I think we have. God help us all. Three more weddings this summer. And you know I can hardly wait. Bisoux
flbader says
lol !!
Thk you IVY for this great post … u said it all… khay what a releif !!!
to be honest with you, when i first dicovered your blog few months ago , i simply loved it.
at that time you were promoting the girl hiting on guys thingy,…
afterwards some of your posts started to annoy me , honnestly (which is still a good thing 🙂 )
my humble advice to you : keep up with this kind of posts, they are just great and avoid more judgemental ones…
Again merci for today
xyz says
lol i agree this post is great (and spot on), but you have to admit it’s pretty ‘judgmental’ too 😀
it just so happens the judgment is correct… or we are all snobs… or both 😀
abaretruth says
I might not agree with all your opinions but Ivy has a right to her own opinion. Let’s face it we are all judgemental. We already censor ourself enough, don’t let me talk about the imposed censorship imposed on us. So, agree or disagree Ivy has a right to express herself on any subject whether we like it or not.
Sareen Akharjalian says
I COMPLETELY AGREE on the fake cake thing! What’s the deal with that? “Oooh look at me, i have 12 story cardboard cake”! Grrr
Pakos says
loved the cake trick 😀
Hassan says
wow!
one of the best articles you’ve written so far
it is very accurate and descriptive
loved it
keep them coming
bisous xoxo
meinlebanon says
Lebanese weddings make a mockery of love. I was talking to someone the other day and he was telling me how at the wedding he went to, the groom rode in on a flippin’ horse! Can you believe that nonsense? Lebanese people spend money they don’t have, on things they don’t need, to impress people they don’t know..

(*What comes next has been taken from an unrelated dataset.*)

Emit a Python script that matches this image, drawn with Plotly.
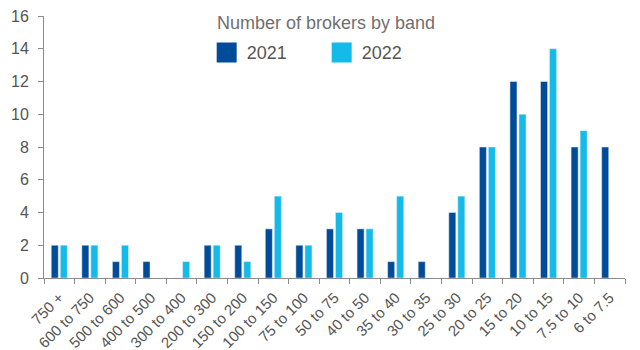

In life, simplicity is key. Always.
xyz says
danielle, just wait till you see a bride make her entrée by being lowered down from the ceiling INTO FLAMES. leb weddings may not say much for love, or taste, or priorities, but they are hilarious.
BeirutBoy says
I have that same reaction whenever I see the bride and groom cutting the fake cake. Seriously…WHY?
Akh the stupidity.
I’d rather attend a Pamela Anderson wedding where she’s wearing a bikini. At least that’s an original, spontaneous, and honest wedding.
weddingflashback says
I actually got married this summer and to the surprise of everyone in my wedding: it was far from the cliche weddings we attend these days.
My zaffe was an entrance with my baby cousins as flower girls walking in front of us; I made sure i had to people jumping around us in their silly uniforms.. I eliminated the typical dry ice, as there is nothing like dancing in the sky/cloud.. To me, napkin rings r the most pathetic thing ever created, so i eliminated that too.. and made sure I got a 4 layered real cake cuz the last thing i wanna do is cut into a fake cake 200 other couples have already cut. The wedding was far from cliche; it was simple and an hour into the wedding i was already barefoot jumping and dancing till 3:30am.